Claudio Martínez, from the tsunami alert unit of the national meteorology office of Dominican Republic, told me last week at the Ninth Session of the Intergovernmental Coordination Group for the Tsunami and Other Coastal Hazards Warning System for the Caribbean and Adjacent Regions, that his team has encountered some resistance from the hotel owners at their main tourist resort, Punta Cana.
“They at first refused to accept us because they believed they would lose tourism,” he said.
Things have changed when the Funglode Foundation, a think-tank focusing on Dominican Republic development policy, and UNESCO organised meetings between a range of experts and tourism professionals in July 2013.
Hotel keepers in another two tourist area in the republic — Puerto Plata and Bayahibe — were more receptive to the idea of informing their customers about tsunami risks. “We did seminars, and created working groups; we now make evacuation maps, and street and beach signs, and we plan to put some sirens up eventually,” Martinez said.
A similar challenge faced Carolina Hincapié-Cárdenas, from the Puerto Rico Seismic Network.
“One hotel manager told me that tourists already have too many worries for him to add another one. Moreover, if it is a warning about dying, it will mess up their holidays,” she said to me.
Nevertheless, it was not the only response she had. “The security head at one hotel in Río Grande, Gran Meliá, was very interested in being ready for a tsunami. And he has a reason: the hotel is in a peninsula and a tsunami could sweep them off completely. They would have to walk a long distance in case of an emergency”, she added.
As part of the network’s tsunami program they also distributed flyers, put up signs, organized information meetings and trained staff in hotels.

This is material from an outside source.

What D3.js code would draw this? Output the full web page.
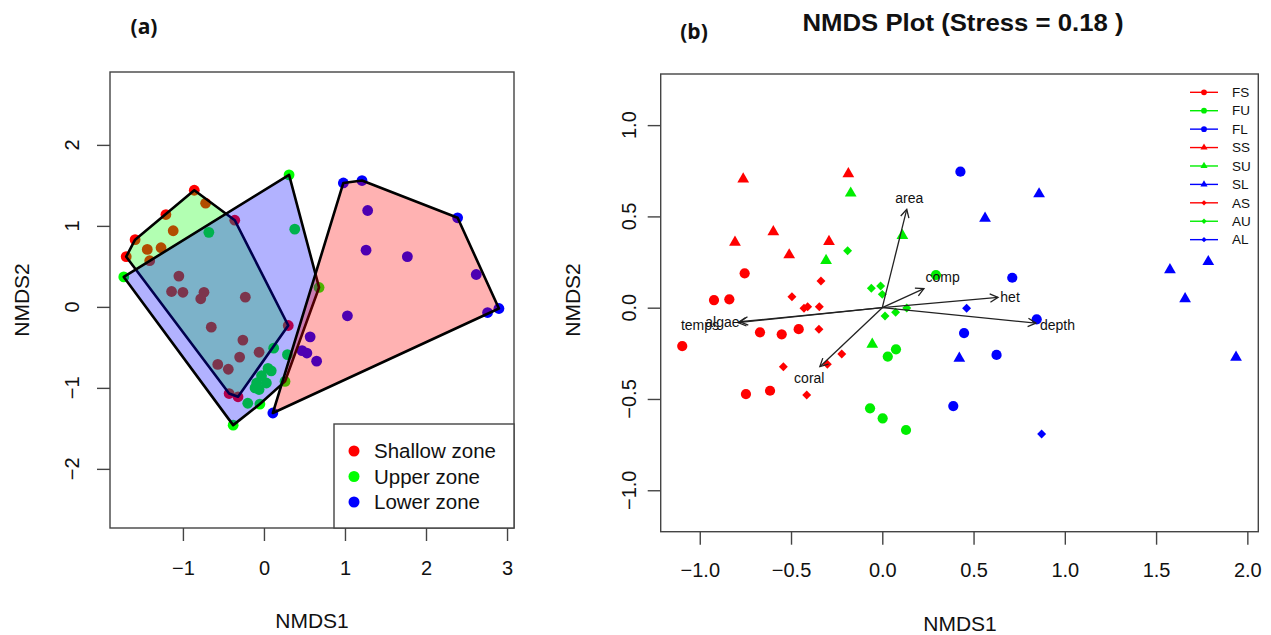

Meanwhile, across the sea on the Virgin Islands, it’s been a different experience.
As Elton Lewis, from the Virgin Islands Territorial Emergency Management Agency told me, their biggest preoccupation — he refused to use the word “resistance”— comes from the local Historical preservation commission.
“They complained because of the size of the street signs we liked to put in historical zones. 'Very big', they said. Finally, they won the dispute and we had to reduce them and that was expensive,” he said.